Strong thunderstorms will bring a risk of severe weather to the upper Midwest and Ohio Valley on Tuesday, excessive heat warnings for the West and heat advisory for southeastern Louisiana, and latest on Hurricane Larry.
Thunderstorms will span over portions of the Midwest across parts of the Ohio Valley and Great Lakes and portions of the South and Southeast on Tuesday, particularly along the Gulf Coast, WKRG reported.
In the upper Midwest and Ohio Valley, following a mild Labor Day weekend, a big jump in high temperatures is expected for the region before a cold front in the afternoon brings potential severe thunderstorms, which could arrive anywhere from 2 PM-8 PM. Storms could bring damaging wind, hail, and isolated tornado risk, CBS Chicago reported.
The National Weather Service (NWS) is warning severe thunderstorms will be possible over parts of the upper Midwest and Ohio Valley on Tuesday to include northeastern Illinois, Northwestern in northern Indiana, Northwestern Ohio, and Michigan.
The National Weather Service (NWS) has issued a number of heat alerts for parts of the West and southeastern Louisiana on Tuesday.
Excessive heat warning: Southern, southeastern and desert regions of California; Southern Nevada; Northwestern and Western Arizona; southwestern Utah.
Heat advisory: North-central, central south-central, and Southern California; southeastern Louisiana.

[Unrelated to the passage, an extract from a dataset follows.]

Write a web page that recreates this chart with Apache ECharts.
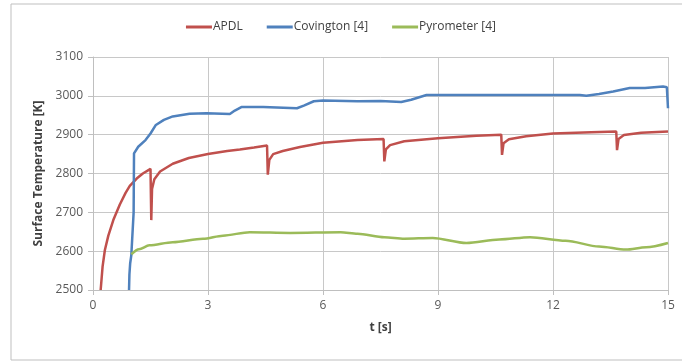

As of 5 AM Monday, Larry was a category 3 hurricane with sustained winds of 120 mph, located 830 miles southeast from Bermuda, moving northwest at 10 MPH, according to the National Hurricane Center (NHC). Currently, Larry is forecast to calm down and make a sharp turn to the northeast avoiding the North American content, the Orlando Sentinel reported.
Nonetheless, forecasters predict that because of Larry’s hurricane-force winds extending 70 miles out from its center and its tropical-storm-force winds extending 185 miles, the NHC says “significant swells” could cause dangerous surf and rip current conditions along the East Coast of the United States by midweek, the Miami Herald reported.
Forecasters are watching a new disturbance in the Gulf of Mexico that is expected to move east toward Florida. However, the system has a better chance of forming into a tropical depression after it passes over Florida and into the waters off the East Coast. The National Hurricane Center (NHC) giving the system a 10% chance of forming by Thursday and a 30% chance of formation by Sunday.